Numerous studies have determined that cocaine use increases blood pressure and the hardening of arteries in its users, but now new research has helped pinpoint just how that actually happens on a molecular level – at least in mice.

The discovery opens up potential methods of fighting some of the physical damage cocaine inflicts on a user’s cardiovascular system. It may also provide hope in finding ways to ward off similar destruction often seen in the aging bodies of non-drug users.

In a study published Monday in the journal Hypertension, three groups of mice received daily injections of cocaine, a cocaine equivalent that does not enter the brain but still directly impacts other organs as well as the cardiovascular system, or saline for 10 days. Blood pressure increased in the mice shot with cocaine and the cocaine equivalent. These two groups also saw an increase in aortic stiffness – a hardening of arteries normally associated with aging and closely linked with high blood pressure.

But researchers also discovered that cocaine exposure increased the production of oxygen-derived free radicals, which are normally unstable atoms that, at lower levels, can help the body neutralize harmful organisms like viruses or bacteria.

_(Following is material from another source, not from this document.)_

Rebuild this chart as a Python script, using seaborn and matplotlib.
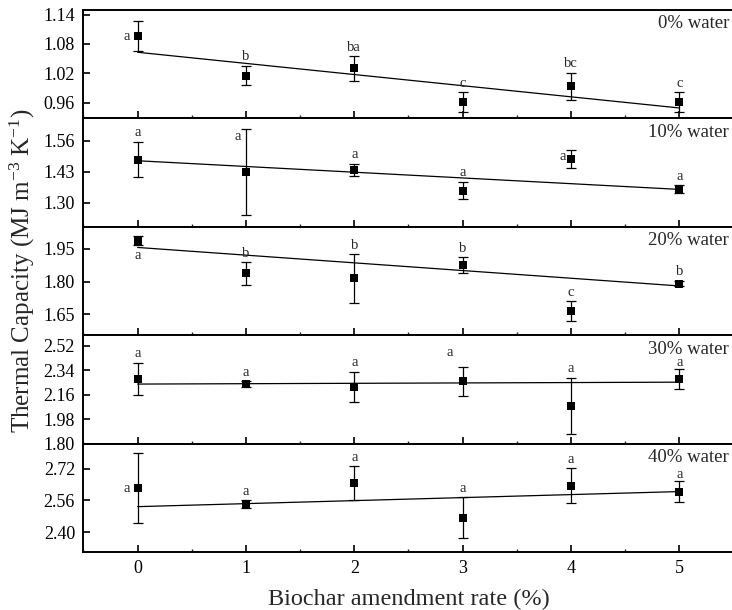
import numpy as np
import pandas as pd
import matplotlib
matplotlib.use("Agg")
import matplotlib.pyplot as plt
import seaborn as sns
from matplotlib.ticker import MultipleLocator, FormatStrFormatter

# biochar amendment rates (%)
rates = [0, 1, 2, 3, 4, 5]
water_labels = ["0% water", "10% water", "20% water", "30% water", "40% water"]

# 0% water
mean_w0 = [1.096, 1.015, 1.030, 0.961, 0.993, 0.961]
err_w0 = [0.030, 0.020, 0.025, 0.020, 0.028, 0.020]
fit_w0 = [1.063, 0.949]
let_w0 = ["a", "b", "ba", "c", "bc", "c"]
pos_w0 = ["w", "n", "n", "n", "n", "n"]
ticks_w0 = [0.96, 1.02, 1.08, 1.14]
lim_w0 = (0.928, 1.150)

# 10% water
mean_w10 = [1.481, 1.428, 1.438, 1.351, 1.484, 1.356]
err_w10 = [0.075, 0.180, 0.025, 0.036, 0.038, 0.017]
fit_w10 = [1.476, 1.356]
let_w10 = ["a", "a", "a", "a", "a", "a"]
pos_w10 = ["n", "nw", "n", "n", "nw", "n"]
ticks_w10 = [1.30, 1.43, 1.56]
lim_w10 = (1.200, 1.654)

# 20% water
mean_w20 = [1.987, 1.837, 1.814, 1.875, 1.665, 1.791]
err_w20 = [0.022, 0.052, 0.111, 0.036, 0.044, 0.012]
fit_w20 = [1.956, 1.780]
let_w20 = ["a", "b", "b", "b", "c", "b"]
pos_w20 = ["s", "n", "n", "n", "n", "n"]
ticks_w20 = [1.65, 1.80, 1.95]
lim_w20 = (1.555, 2.051)

# 30% water
mean_w30 = [2.278, 2.239, 2.217, 2.258, 2.079, 2.275]
err_w30 = [0.118, 0.019, 0.113, 0.108, 0.205, 0.074]
fit_w30 = [2.239, 2.253]
let_w30 = ["a", "a", "a", "a", "a", "a"]
pos_w30 = ["n", "n", "n", "nnw", "n", "nlow"]
ticks_w30 = [1.80, 1.98, 2.16, 2.34, 2.52]
lim_w30 = (1.800, 2.600)

# 40% water
mean_w40 = [2.622, 2.541, 2.647, 2.473, 2.635, 2.605]
err_w40 = [0.178, 0.019, 0.085, 0.104, 0.088, 0.053]
fit_w40 = [2.529, 2.605]
let_w40 = ["a", "a", "a", "a", "a", "a"]
pos_w40 = ["w", "n", "n", "n", "n", "nlow"]
ticks_w40 = [2.40, 2.56, 2.72]
lim_w40 = (2.300, 2.847)

panels = [
    (mean_w0, err_w0, fit_w0, let_w0, pos_w0, ticks_w0, lim_w0),
    (mean_w10, err_w10, fit_w10, let_w10, pos_w10, ticks_w10, lim_w10),
    (mean_w20, err_w20, fit_w20, let_w20, pos_w20, ticks_w20, lim_w20),
    (mean_w30, err_w30, fit_w30, let_w30, pos_w30, ticks_w30, lim_w30),
    (mean_w40, err_w40, fit_w40, let_w40, pos_w40, ticks_w40, lim_w40),
]

# letter placement: anchor (mean / top / bottom of bar) and offset in points
letter_place = {
    "n": ("top", (0, 6.5)),
    "nlow": ("top", (0, 4.5)),
    "s": ("bottom", (0, -7)),
    "w": ("mean", (-8, 0)),
    "nw": ("top", (-6, -5)),
    "nnw": ("top", (-9.5, 10)),
}

sns.set_theme(style="ticks")
plt.rcParams["font.family"] = ["Liberation Serif", "DejaVu Serif"]
plt.rcParams["mathtext.default"] = "regular"

fig, axes = plt.subplots(5, 1, figsize=(7.32, 6.10), dpi=100, sharex=True)
fig.subplots_adjust(left=0.114, right=1.002, top=0.984, bottom=0.095, hspace=0)

for ax, label, (means, errs, fit, lets, pos, ticks, lim) in zip(axes, water_labels, panels):
    df = pd.DataFrame({"rate": rates, "tc": means, "err": errs})
    fit_df = pd.DataFrame({"rate": [rates[0], rates[-1]], "tc": fit})

    sns.lineplot(data=fit_df, x="rate", y="tc", color="black", linewidth=0.9, ax=ax, zorder=1)
    ax.errorbar(df["rate"], df["tc"], yerr=df["err"], fmt="none", ecolor="black",
                elinewidth=0.9, capsize=3.8, capthick=0.9, zorder=2)
    sns.scatterplot(data=df, x="rate", y="tc", marker="s", s=30, color="black",
                    edgecolor="black", linewidth=0, ax=ax, zorder=3)

    for x, m, e, t, p in zip(rates, means, errs, lets, pos):
        anchor, off = letter_place[p]
        y = {"top": m + e, "bottom": m - e, "mean": m}[anchor]
        ax.annotate(t, (x, y), xytext=off, textcoords="offset points",
                    ha="center", va="center", fontsize=10.5)

    ax.annotate(label, (1, 1), xycoords="axes fraction", xytext=(-3.2, -10),
                textcoords="offset points", ha="right", va="center", fontsize=13.5)

    ax.set_ylim(*lim)
    ax.set_yticks(ticks)
    ax.yaxis.set_major_formatter(FormatStrFormatter("%.2f"))
    ax.set_ylabel("")
    ax.set_xlabel("")
    for s in ax.spines.values():
        s.set_linewidth(1.4)
        s.set_color("black")
    ax.tick_params(axis="both", which="major", direction="in", length=5, width=1.2,
                   labelsize=13, pad=6, colors="black", top=False, right=False)
    ax.xaxis.set_minor_locator(MultipleLocator(0.5))
    ax.tick_params(axis="x", which="minor", direction="in", length=2.5, width=1, top=False)

axes[-1].set_xlim(-0.5, 5.5)
axes[-1].set_xticks(rates)
axes[-1].set_xlabel("Biochar amendment rate (%)", fontsize=17.5, labelpad=8)

fig.text(22 / 732, 1 - 271 / 610, r"Thermal Capacity (MJ m$^{-3}$ K$^{-1}$)",
         rotation=90, ha="center", va="center", fontsize=18)

fig.savefig("out.png", dpi=100)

But high levels of free-radical production can contribute to illness, aging and, among cocaine-injected mice in the study, damage to the body’s heart and blood vessel system.

“What this study does is it actually fills in some of the details that tell us, at a molecular level, how repeated use of cocaine causes various adverse effects,” said cardiac physiologist Steven Houser, director of Temple University’s Cardiovascular Research Center, who was not involved in the study.

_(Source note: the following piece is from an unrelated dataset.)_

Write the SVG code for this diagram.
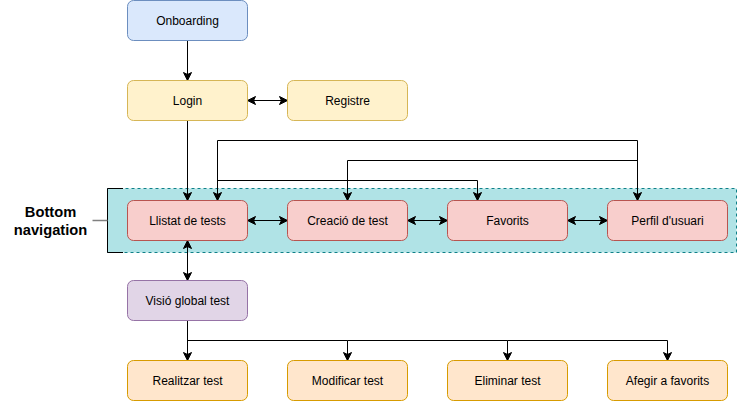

“We knew that cocaine can increase blood pressure, and we knew that cocaine can cause aortic stiffening. What we didn’t know was exactly how it did all that, and this study gives us some insight into what happens in the middle, between cocaine abuse and aortic stiffness.”

Findings about cocaine-induced health problems have been well documented in previous studies, the study noted. Cocaine use leads to higher blood pressure, stiffer arteries and other problems, ranging from an irregular heart rhythm to heart attacks and strokes.

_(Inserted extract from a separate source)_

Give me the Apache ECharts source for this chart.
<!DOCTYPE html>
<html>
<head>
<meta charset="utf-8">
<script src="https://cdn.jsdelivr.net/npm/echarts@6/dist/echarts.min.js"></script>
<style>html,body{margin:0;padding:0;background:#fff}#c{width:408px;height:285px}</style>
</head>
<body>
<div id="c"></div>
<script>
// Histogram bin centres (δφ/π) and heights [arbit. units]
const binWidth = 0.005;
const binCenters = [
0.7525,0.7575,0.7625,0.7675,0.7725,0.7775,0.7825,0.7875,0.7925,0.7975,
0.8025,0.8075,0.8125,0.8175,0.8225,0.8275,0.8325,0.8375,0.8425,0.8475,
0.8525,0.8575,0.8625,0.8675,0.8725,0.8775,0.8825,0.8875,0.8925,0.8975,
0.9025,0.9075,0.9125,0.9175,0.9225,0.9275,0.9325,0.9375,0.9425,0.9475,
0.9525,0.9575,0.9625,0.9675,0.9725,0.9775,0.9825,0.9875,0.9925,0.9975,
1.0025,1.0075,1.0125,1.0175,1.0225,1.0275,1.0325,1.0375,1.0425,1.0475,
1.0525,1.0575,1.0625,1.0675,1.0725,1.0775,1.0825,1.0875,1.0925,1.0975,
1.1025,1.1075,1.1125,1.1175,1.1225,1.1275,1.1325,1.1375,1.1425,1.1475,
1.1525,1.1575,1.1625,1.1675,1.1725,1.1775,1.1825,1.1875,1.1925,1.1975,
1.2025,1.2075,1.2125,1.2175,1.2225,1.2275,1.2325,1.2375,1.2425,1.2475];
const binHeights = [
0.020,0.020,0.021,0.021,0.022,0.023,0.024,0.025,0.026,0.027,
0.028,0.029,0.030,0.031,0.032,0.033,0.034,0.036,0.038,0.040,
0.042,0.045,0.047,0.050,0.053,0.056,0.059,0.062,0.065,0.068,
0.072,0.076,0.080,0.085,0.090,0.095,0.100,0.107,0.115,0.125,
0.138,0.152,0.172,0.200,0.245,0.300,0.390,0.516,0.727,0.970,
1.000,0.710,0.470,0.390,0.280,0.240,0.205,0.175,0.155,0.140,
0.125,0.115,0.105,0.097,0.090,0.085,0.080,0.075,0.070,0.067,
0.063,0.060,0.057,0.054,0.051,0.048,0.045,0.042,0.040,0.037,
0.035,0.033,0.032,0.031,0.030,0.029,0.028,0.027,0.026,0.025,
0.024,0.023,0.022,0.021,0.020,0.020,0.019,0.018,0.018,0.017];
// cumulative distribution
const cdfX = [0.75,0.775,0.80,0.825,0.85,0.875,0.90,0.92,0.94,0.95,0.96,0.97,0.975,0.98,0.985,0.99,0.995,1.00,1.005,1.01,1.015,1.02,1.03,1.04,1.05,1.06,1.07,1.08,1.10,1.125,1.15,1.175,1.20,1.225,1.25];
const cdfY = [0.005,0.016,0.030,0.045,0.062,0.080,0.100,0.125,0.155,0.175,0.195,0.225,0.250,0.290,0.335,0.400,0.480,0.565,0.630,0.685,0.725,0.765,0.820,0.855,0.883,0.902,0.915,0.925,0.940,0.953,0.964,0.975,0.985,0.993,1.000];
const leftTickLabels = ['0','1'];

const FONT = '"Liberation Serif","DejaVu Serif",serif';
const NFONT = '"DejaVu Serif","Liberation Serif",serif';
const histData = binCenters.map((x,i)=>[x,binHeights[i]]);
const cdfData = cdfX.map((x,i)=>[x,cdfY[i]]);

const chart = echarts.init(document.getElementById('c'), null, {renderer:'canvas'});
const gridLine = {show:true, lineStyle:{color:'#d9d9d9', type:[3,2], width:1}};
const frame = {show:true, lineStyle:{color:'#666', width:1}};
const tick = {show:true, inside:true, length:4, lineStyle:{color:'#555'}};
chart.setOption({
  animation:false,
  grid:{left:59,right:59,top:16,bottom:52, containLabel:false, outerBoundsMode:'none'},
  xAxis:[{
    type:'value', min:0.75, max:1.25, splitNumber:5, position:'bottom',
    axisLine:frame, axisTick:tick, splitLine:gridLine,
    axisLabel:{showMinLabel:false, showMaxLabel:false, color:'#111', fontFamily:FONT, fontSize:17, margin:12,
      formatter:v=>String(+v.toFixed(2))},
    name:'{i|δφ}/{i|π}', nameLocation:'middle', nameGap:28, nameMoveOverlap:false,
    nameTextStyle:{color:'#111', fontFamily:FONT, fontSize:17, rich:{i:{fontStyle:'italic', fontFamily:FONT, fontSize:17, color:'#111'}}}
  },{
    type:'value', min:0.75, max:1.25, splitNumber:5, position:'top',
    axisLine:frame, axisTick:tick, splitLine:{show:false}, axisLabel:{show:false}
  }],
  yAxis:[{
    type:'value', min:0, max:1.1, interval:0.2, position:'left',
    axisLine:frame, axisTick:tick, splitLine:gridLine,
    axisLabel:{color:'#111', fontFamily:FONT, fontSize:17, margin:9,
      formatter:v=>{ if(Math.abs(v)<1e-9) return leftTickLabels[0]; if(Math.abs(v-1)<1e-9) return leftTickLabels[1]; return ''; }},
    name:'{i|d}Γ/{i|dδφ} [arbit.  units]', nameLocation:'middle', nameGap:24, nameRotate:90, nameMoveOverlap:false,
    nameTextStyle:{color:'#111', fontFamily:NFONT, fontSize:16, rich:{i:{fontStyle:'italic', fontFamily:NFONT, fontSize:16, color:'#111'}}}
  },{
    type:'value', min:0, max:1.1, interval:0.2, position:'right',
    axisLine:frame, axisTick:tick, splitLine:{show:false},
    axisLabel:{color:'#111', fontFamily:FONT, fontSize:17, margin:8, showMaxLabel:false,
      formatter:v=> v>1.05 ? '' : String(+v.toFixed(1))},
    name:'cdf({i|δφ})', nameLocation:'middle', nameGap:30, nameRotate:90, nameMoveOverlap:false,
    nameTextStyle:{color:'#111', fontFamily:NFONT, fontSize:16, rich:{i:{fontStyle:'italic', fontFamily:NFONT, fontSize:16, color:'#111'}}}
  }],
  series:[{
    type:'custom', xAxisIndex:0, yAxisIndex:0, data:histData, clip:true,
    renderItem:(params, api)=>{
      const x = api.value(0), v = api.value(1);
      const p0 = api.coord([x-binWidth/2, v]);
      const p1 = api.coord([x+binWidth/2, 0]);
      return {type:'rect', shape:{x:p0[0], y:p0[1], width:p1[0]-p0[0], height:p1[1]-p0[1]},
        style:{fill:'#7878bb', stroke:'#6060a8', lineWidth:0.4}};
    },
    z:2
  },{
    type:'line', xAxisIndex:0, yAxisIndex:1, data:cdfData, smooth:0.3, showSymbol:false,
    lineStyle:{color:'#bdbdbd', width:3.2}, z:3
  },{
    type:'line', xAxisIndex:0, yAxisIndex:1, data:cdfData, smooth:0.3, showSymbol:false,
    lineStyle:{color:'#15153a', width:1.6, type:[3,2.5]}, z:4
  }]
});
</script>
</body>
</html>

But “discovery of this novel cocaine … pathway provides a potential new therapeutic avenue for treatment of cocaine abuse-related (cardiovascular) disease,” the researchers wrote.

Currently, there is no specific medical treatment for cocaine abuse “mainly because we do not understand the mechanism causing the damage” to the body, said Dr. Chunming Dong, the lead author of the study and a cardiologist at the University of Miami’s Miller School of Medicine.

“Our research defines a pathway that was not really known before, so now we have another tool in our box to counteract the effects of cocaine,” he said.

An estimated 1.9 million Americans age 12 and older use cocaine, according to 2016 data from the National Survey on Drug Use and Health.

The findings open up potential therapies to reduce or even block cocaine-induced damage on the body. But scientists also might be able to apply those treatments on a wider scale to treat high blood pressure and aortic stiffness in the nation’s aging population.

“That would be the broad potential application,” Houser said. “But there are lots of things that need to be done from this mouse study to make it something that would have impact in people.”

Dong agreed, chiming in that he and other scientists involved in the study continue to pursue additional research to follow up on their work.

“I do not want to overstate these findings. It’s very important to remember that all animals, especially humans, are very complicated,” he said. “I do not believe that one pathway accounts for all the cocaine effects in its entirety.”